### Task to complete:
Reproduce all the material exactly, minus any pictures it holds.

_ _ _ _ _

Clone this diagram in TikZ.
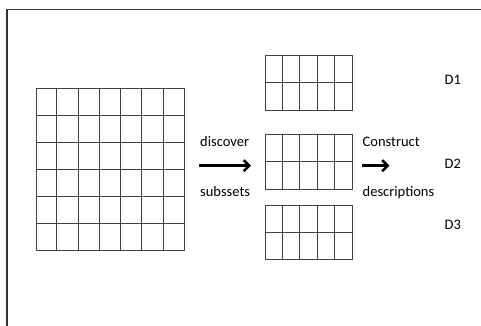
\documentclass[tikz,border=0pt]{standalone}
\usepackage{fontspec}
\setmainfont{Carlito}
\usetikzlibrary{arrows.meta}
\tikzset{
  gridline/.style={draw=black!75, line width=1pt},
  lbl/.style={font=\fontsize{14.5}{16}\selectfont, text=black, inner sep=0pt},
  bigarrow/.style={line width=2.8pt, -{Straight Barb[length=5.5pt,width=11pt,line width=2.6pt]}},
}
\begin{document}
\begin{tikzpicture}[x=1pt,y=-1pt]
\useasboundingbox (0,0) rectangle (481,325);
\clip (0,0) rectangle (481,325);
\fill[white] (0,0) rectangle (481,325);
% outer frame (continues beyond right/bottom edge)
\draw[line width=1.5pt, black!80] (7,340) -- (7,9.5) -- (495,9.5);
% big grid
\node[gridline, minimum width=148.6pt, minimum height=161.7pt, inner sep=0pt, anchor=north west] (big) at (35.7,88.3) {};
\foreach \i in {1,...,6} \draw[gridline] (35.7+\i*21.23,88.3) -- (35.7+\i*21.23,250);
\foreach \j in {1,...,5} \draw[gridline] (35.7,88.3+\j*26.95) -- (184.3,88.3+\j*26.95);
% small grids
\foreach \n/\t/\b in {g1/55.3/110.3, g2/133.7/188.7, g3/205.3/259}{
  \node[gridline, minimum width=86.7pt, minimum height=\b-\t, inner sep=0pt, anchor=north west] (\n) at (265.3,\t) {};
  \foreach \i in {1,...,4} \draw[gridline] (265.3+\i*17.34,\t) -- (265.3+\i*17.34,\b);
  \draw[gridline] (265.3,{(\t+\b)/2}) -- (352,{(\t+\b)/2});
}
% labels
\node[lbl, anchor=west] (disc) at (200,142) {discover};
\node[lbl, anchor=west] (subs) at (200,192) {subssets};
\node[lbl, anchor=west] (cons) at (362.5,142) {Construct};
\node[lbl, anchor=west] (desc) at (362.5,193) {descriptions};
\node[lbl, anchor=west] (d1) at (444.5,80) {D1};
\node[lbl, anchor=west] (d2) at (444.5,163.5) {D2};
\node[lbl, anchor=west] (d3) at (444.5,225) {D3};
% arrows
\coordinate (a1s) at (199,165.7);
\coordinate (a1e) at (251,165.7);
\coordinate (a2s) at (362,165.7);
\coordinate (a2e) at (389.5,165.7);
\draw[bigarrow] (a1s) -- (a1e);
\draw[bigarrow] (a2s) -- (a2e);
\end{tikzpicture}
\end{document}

_ _ _ _ _

### Exercise answer:
Clone this diagram in TikZ.
\documentclass[tikz,border=0pt]{standalone}
\usepackage{fontspec}
\setmainfont{Carlito}
\usetikzlibrary{arrows.meta}
\tikzset{
  gridline/.style={draw=black!75, line width=1pt},
  lbl/.style={font=\fontsize{14.5}{16}\selectfont, text=black, inner sep=0pt},
  bigarrow/.style={line width=2.8pt, -{Straight Barb[length=5.5pt,width=11pt,line width=2.6pt]}},
}
\begin{document}
\begin{tikzpicture}[x=1pt,y=-1pt]
\useasboundingbox (0,0) rectangle (481,325);
\clip (0,0) rectangle (481,325);
\fill[white] (0,0) rectangle (481,325);
% outer frame (continues beyond right/bottom edge)
\draw[line width=1.5pt, black!80] (7,340) -- (7,9.5) -- (495,9.5);
% big grid
\node[gridline, minimum width=148.6pt, minimum height=161.7pt, inner sep=0pt, anchor=north west] (big) at (35.7,88.3) {};
\foreach \i in {1,...,6} \draw[gridline] (35.7+\i*21.23,88.3) -- (35.7+\i*21.23,250);
\foreach \j in {1,...,5} \draw[gridline] (35.7,88.3+\j*26.95) -- (184.3,88.3+\j*26.95);
% small grids
\foreach \n/\t/\b in {g1/55.3/110.3, g2/133.7/188.7, g3/205.3/259}{
  \node[gridline, minimum width=86.7pt, minimum height=\b-\t, inner sep=0pt, anchor=north west] (\n) at (265.3,\t) {};
  \foreach \i in {1,...,4} \draw[gridline] (265.3+\i*17.34,\t) -- (265.3+\i*17.34,\b);
  \draw[gridline] (265.3,{(\t+\b)/2}) -- (352,{(\t+\b)/2});
}
% labels
\node[lbl, anchor=west] (disc) at (200,142) {discover};
\node[lbl, anchor=west] (subs) at (200,192) {subssets};
\node[lbl, anchor=west] (cons) at (362.5,142) {Construct};
\node[lbl, anchor=west] (desc) at (362.5,193) {descriptions};
\node[lbl, anchor=west] (d1) at (444.5,80) {D1};
\node[lbl, anchor=west] (d2) at (444.5,163.5) {D2};
\node[lbl, anchor=west] (d3) at (444.5,225) {D3};
% arrows
\coordinate (a1s) at (199,165.7);
\coordinate (a1e) at (251,165.7);
\coordinate (a2s) at (362,165.7);
\coordinate (a2e) at (389.5,165.7);
\draw[bigarrow] (a1s) -- (a1e);
\draw[bigarrow] (a2s) -- (a2e);
\end{tikzpicture}
\end{document}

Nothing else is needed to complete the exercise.